> [WHAT YOU WILL DO]: Return the listing below exactly, with the pictures dropped.

> [DATA EXTRACT]:
+===+
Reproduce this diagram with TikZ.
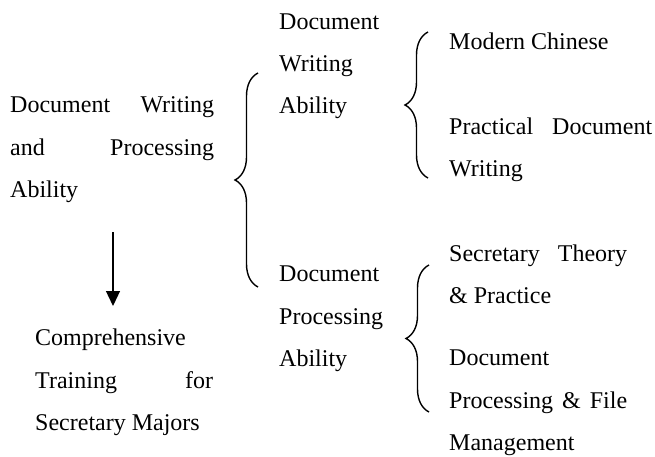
\documentclass[tikz,border=0pt]{standalone}
\usepackage{fontspec}
\setmainfont{Liberation Serif}
\usetikzlibrary{decorations.pathreplacing,arrows.meta}
\begin{document}
\begin{tikzpicture}[x=1pt,y=-1pt,
  txt/.style={anchor=base west,inner sep=0pt,align=left,font=\fontsize{24}{42.3}\selectfont},
  bracestyle/.style={decorate,decoration={brace,amplitude=23pt},line width=1.4pt},
  arrowstyle/.style={-{Triangle[length=15pt,width=14pt]},line width=1.3pt}]
\useasboundingbox (0,0) rectangle (655,457);
% anchors are at the baseline of each node's last line
\node[txt] (main) at (10,197.5) {\hbox to 204pt{Document\hfil Writing}\\ \hbox to 204pt{and\hfil Processing}\\ Ability};
\node[txt] (mw) at (279,113.8) {Document\\ Writing\\ Ability};
\node[txt] (mp) at (279,366.5) {Document\\ Processing\\ Ability};
\node[txt] (rc) at (449,49.5) {Modern Chinese};
\node[txt] (rpd) at (449,176.5) {\hbox to 203pt{Practical\hfil Document}\\ Writing};
\node[txt] (rst) at (449,303.5) {\hbox to 178pt{Secretary\hfil Theory}\\ \& Practice};
\node[txt] (rdp) at (449,450.5) {Document\\ \hbox to 178pt{Processing \& File}\\ Management};
\node[txt] (ct) at (35,430.5) {Comprehensive\\ \hbox to 178pt{Training\hfil for}\\ Secretary Majors};
% braces
\coordinate (b1s) at (258,287);
\coordinate (b1e) at (258,73);
\coordinate (b2s) at (428,178);
\coordinate (b2e) at (428,32);
\coordinate (b3s) at (429,412);
\coordinate (b3e) at (429,265);
\draw[bracestyle] (b1s) -- (b1e);
\draw[bracestyle] (b2s) -- (b2e);
\draw[bracestyle] (b3s) -- (b3e);
% arrow
\coordinate (a1) at (113,232);
\coordinate (a2) at (113,306);
\draw[arrowstyle] (a1) -- (a2);
\end{tikzpicture}
\end{document}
+===+
> [FULL OUTPUT]:
Reproduce this diagram with TikZ.
\documentclass[tikz,border=0pt]{standalone}
\usepackage{fontspec}
\setmainfont{Liberation Serif}
\usetikzlibrary{decorations.pathreplacing,arrows.meta}
\begin{document}
\begin{tikzpicture}[x=1pt,y=-1pt,
  txt/.style={anchor=base west,inner sep=0pt,align=left,font=\fontsize{24}{42.3}\selectfont},
  bracestyle/.style={decorate,decoration={brace,amplitude=23pt},line width=1.4pt},
  arrowstyle/.style={-{Triangle[length=15pt,width=14pt]},line width=1.3pt}]
\useasboundingbox (0,0) rectangle (655,457);
% anchors are at the baseline of each node's last line
\node[txt] (main) at (10,197.5) {\hbox to 204pt{Document\hfil Writing}\\ \hbox to 204pt{and\hfil Processing}\\ Ability};
\node[txt] (mw) at (279,113.8) {Document\\ Writing\\ Ability};
\node[txt] (mp) at (279,366.5) {Document\\ Processing\\ Ability};
\node[txt] (rc) at (449,49.5) {Modern Chinese};
\node[txt] (rpd) at (449,176.5) {\hbox to 203pt{Practical\hfil Document}\\ Writing};
\node[txt] (rst) at (449,303.5) {\hbox to 178pt{Secretary\hfil Theory}\\ \& Practice};
\node[txt] (rdp) at (449,450.5) {Document\\ \hbox to 178pt{Processing \& File}\\ Management};
\node[txt] (ct) at (35,430.5) {Comprehensive\\ \hbox to 178pt{Training\hfil for}\\ Secretary Majors};
% braces
\coordinate (b1s) at (258,287);
\coordinate (b1e) at (258,73);
\coordinate (b2s) at (428,178);
\coordinate (b2e) at (428,32);
\coordinate (b3s) at (429,412);
\coordinate (b3e) at (429,265);
\draw[bracestyle] (b1s) -- (b1e);
\draw[bracestyle] (b2s) -- (b2e);
\draw[bracestyle] (b3s) -- (b3e);
% arrow
\coordinate (a1) at (113,232);
\coordinate (a2) at (113,306);
\draw[arrowstyle] (a1) -- (a2);
\end{tikzpicture}
\end{document}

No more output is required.